In what is supposed to be his autobiography, Arno claims that “I really have no ongoing fetishes, I don’t think, because each woman is different, and you never know what particular feature or transition between features is going to grab you and say, ‘Look at this – you’ve never thought about exactly this before’.” Of course, this is very sympathetic and praiseworthy of Arno, and implicitly directed by him and his auctor intellectualis Baker against that evil specimen of The Male who will tell you ‘that when you’ve seen one, you’ve seen them all’. Once more making the novel acceptable for women readers.

This theoretically good man Arno is, methinks, beside the practical truth of man, or at least partly so. In true love each person is indeed unique, even if to realize this fact some fantasy is needed and in latter-day times it seems more difficult to realize that condition of unique reciprocity. In bed, however, other laws rule. Everyone has his or her own fetish, that special part of a body, that special sound and tone of voice, that one little movement which is the key to excitement, opening the road to carnal delight. The crux of our lust.



Catherine M, a shot taken by husband Jacques Henric


Once our sexual labour has gone into the groove of its vigorous rhythm, each lover will disappear into the act, more specifically so into the image of his fetish as it accompanies the activity. The Little Death is, like picnolepsy, deadly for all nuance and difference, pernicious for all tenderness. For just a while the dominance of our fetish is garrotting Time, jamming it. As if it were for an eternity. The zero degree of the flesh.





In this respect porn-time is even more confusing. When looking at a mere picture of a naked woman, one would say that it is not even necessary to bring time to its standstill. It has already happened, after all that is the miracle of photography. However, the real voyeur, in his roundabout way, is actually still doing this: he makes time stop. He has been looking at a journal or at a pile of photo’s, going through a time-consuming process which he then suddenly breaks off, all at once fixing his gaze – fixating it. This then is the moment when the eye hits upon the ‘right’ kind of nakedness, one that contains a version of his particular fetish, the very trigger which will put him to work and keeps him going at it for a short while.

Of course, porn video is the sexual soloist’s ideal terrain. Here the act itself is going through its moves, while he or she is waiting for that moment when, lo and behold, the person’s fetish appears. Then the film is stopped and spooled backwards till the very shot which may then be stopped again – to observe it, perhaps again and again

This effect is almost perfect when a little surprise is involved, when such a movie is watched for the first time, which is also the real reason behind the accumulation of ever more DVD’s by the porno lover. They may be all the same, ‘when you’ve seen one, you’ve seen them all’ – yet, waiting for that very moment in which in a new scene a new version of one’s fetish appears forms the plot. As with the sublime, it diminishes after the first confrontation, because we are mere creatures of routine and habituation.

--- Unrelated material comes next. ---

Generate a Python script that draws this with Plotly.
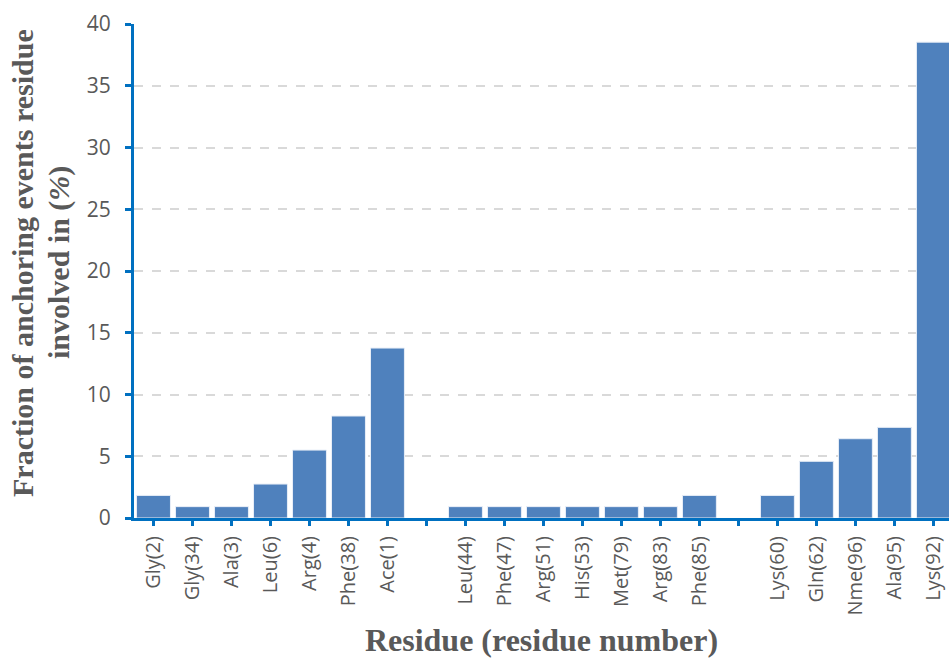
import plotly.graph_objects as go

categories = ["Gly(2)", "Gly(34)", "Ala(3)", "Leu(6)", "Arg(4)", "Phe(38)", "Ace(1)", " ",
              "Leu(44)", "Phe(47)", "Arg(51)", "His(53)", "Met(79)", "Arg(83)", "Phe(85)", "  ",
              "Lys(60)", "Gln(62)", "Nme(96)", "Ala(95)", "Lys(92)"]
values = [1.83, 0.92, 0.92, 2.75, 5.50, 8.26, 13.76, None,
          0.92, 0.92, 0.92, 0.92, 0.92, 0.92, 1.83, None,
          1.83, 4.59, 6.42, 7.34, 38.53]
y_ticks = [0, 5, 10, 15, 20, 25, 30, 35, 40]
y_title_lines = ["<b>Fraction of anchoring events residue</b>",
                 "<b>involved in (<i>%</i>)</b>"]
x_title = "<b>Residue (residue number)</b>"

blue_axis = "#0070C0"
grey_text = "#595959"

fig = go.Figure(go.Bar(
    x=categories, y=values,
    marker=dict(color="#4F81BD", line=dict(color="#E8EEF7", width=1)),
))

fig.update_layout(
    width=949, height=658,
    margin=dict(l=134, r=0, t=24, b=140),
    plot_bgcolor="white", paper_bgcolor="white",
    bargap=0.13, showlegend=False,
    font=dict(family="Open Sans", color=grey_text, size=20),
)
fig.update_xaxes(
    type="category", categoryorder="array", categoryarray=categories,
    range=[-0.5, 20.4],
    showline=True, linecolor=blue_axis, linewidth=3,
    ticks="outside", ticklen=5, tickwidth=3, tickcolor=blue_axis,
    tickangle=-90, tickfont=dict(size=20, color=grey_text),
    ticklabelstandoff=2,
    showgrid=False,
    title=dict(text=x_title,
               font=dict(family="Liberation Serif", size=32, color=grey_text),
               standoff=19),
)
fig.update_yaxes(
    range=[0, 40], tickvals=y_ticks,
    showline=True, linecolor=blue_axis, linewidth=3,
    ticks="outside", ticklen=6, tickwidth=3, tickcolor=blue_axis,
    tickfont=dict(size=21, color=grey_text),
    ticklabelstandoff=10,
    showgrid=True, gridcolor="#D9D9D9", gridwidth=1.5, griddash="dash",
    zeroline=False,
)
for line_text, shift in zip(y_title_lines, [-112, -75]):
    fig.add_annotation(
        text=line_text, textangle=-90, showarrow=False,
        xref="paper", yref="paper", x=0, y=0.5,
        xanchor="center", yanchor="middle", xshift=shift, yshift=8,
        font=dict(family="Liberation Serif", size=30, color=grey_text),
    )

fig.write_html("out.html", config={"displayModeBar": False},
               post_script="document.body.style.margin='0px';")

It always remains an embarrassing situation, touching oneself while the porn cineaste is bothering you with his erotic artistry and gimmicks. After all, this is what you want to see and what you put the dam disc for into the video player, certainly not for all that goes on before or comes after, even though those scenes may involve other people’s fetishes. Porn watching is all about that self-selected still, that summum bonum of inactive activity, that pinnacle of unmoved moving. Perhaps like being one’s own Aristotelian God.

A magnificent arse is always unique, with its own variety of rust-red taints, it’s never ending nuances of shape and curvature, the furrows each time like the unique finger print of its female owner. Each breast is always the only one of its kind, with its special spheres and nipples. The porn market thrives on this unembarrassed desire to contemplate and gaze over and over again at yet another version of the same.


Nonetheless, those subtle differences between the diverse specimens become irrelevant at the moment supreme, that carnal zero degree in which the person drowns for a while. The very first skin flick bought might have done for life.